New DDoS Attack Delivers an Extra Payload: A Cryptocurrency Ransom Note

There are two sides to every coin. While cryptocurrencies are changing lives for the better, cyberpunks are also using these revolutionary technologies to carry out inventive cyberattacks.

Heartless Hackers

The distributed-denial-of-service (DDoS) attack is quite annoying and at the same time heartbreaking. While there have been countless cases of cyberattacks to date, one of the most notable DDoS attacks remains the WannaCry ransomware which held over 200,000 computers in the world hostage back in 2017 and demanded bitcoin payments.

Now, hackers have even upgraded the severity level of their mischievous acts by combining DDoS attacks with cryptocurrency in more inventive ways.

GitHub, a popular web-based hosting service that focuses on code sharing, was the target of a particular type of DDoS attack, dubbed the memcached attack, on February 28, 2018. If not for the timely intervention and expertise of the Akamai team who helped fend off the attack, GitHub users would have been quite heartbroken by now.

An excerpt from the incident report read:

“On Wednesday, February 28, 2018, GitHub.com was unavailable from 17:21 to 17:26 UTC and intermittently unavailable from 17:26 to 17:30 UTC due to a distributed denial-of-service (DDoS) attack. We understand how much you rely on GitHub and we know the availability of our service is of critical importance to our users. To note, at no point was the confidentiality or integrity of your data at risk.”

Clever in a Bad Way

According to cybersecurity researchers at Akamai, a Content Delivery Network (CDN) based in Massachusetts, U.S., hackers have designed a brand new method of carrying out DDoS attacks. Buried under the traffic deluge aimed at grinding a victim’s web traffic to a standstill are ransom notes.

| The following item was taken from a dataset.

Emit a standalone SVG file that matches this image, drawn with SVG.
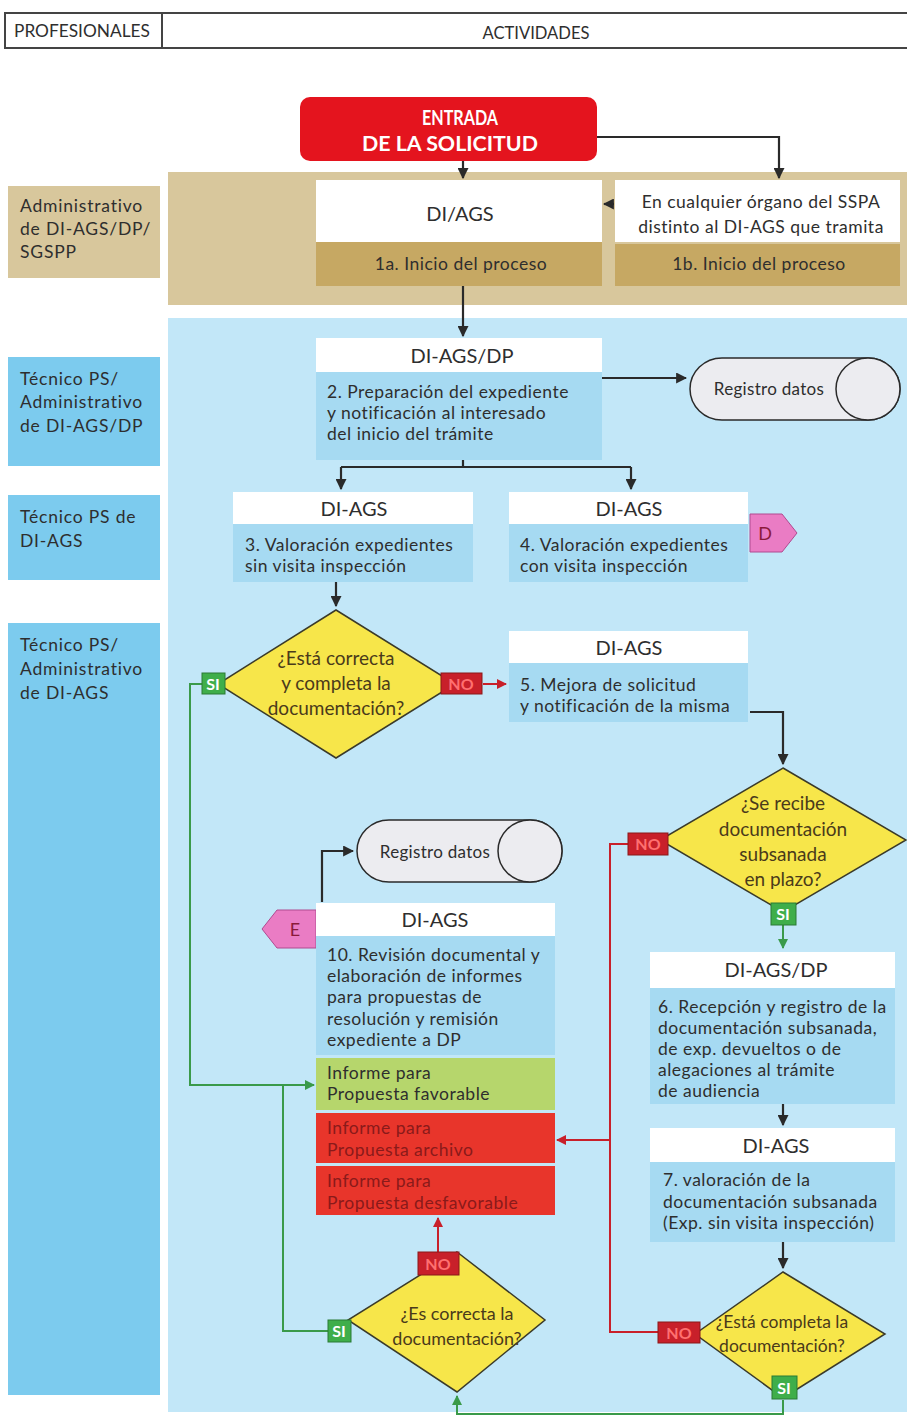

The beginning of the embedded ransom note read, “Pay_50_XMR_To_456786Lg[…]” and proceeded to provided a monero (XMR) address.

Shedding more light on their findings, senior engineer at the firm’s intelligence security team, Chad Seaman, noted that:

“It’s actually like a DDoS attack with a phishing attack with an extortion attack all rolled into one. When we saw it, we were like, huh, clever bastards.”

Lisa Beegle, a senior manager for security intelligence at Akamai, added, “This is a first for us. We’ve seen dozens upon dozens of extortion requests, but never in the payload itself, so to speak.” As a DDoS attack tries to knock an organization’s website offline, security researchers will examine the incoming packets and find the ransom note embedded within.

Never Pay the Ransom

The security experts have said that it is almost impossible to find out whether any company has actually paid the cryptocurrency ransom because the attackers always request to be paid in monero, which is a more fungible than bitcoin. It is not possible to look up the address provided in the ransom note on a block explorer or track the origin or destination of funds as you would with bitcoin.

Beegle also stated that it’s never a good idea for companies or victims of these attacks to cave to the crackers’ demands as such actions does not guarantee users gaining access to their computers and it will further motivate the criminals to wreak more havoc.

“If a victim were to deposit the requested amount into the wallet, we doubt the attackers would even know which victim the payment originated from, let alone stop their attacks as a result. Even if they could identify who’d sent the payment, we doubt they’d cease attacking their victim as it was never really about the money anyways,” the Akamai researchers wrote on their company blog.

If a code repository like GitHub could be attacked, it sure means no one is truly safe from these attacks. But even at that, try as much as possible to protect your computers with the best software available and if the worst still happens, do not ever pay the ransom!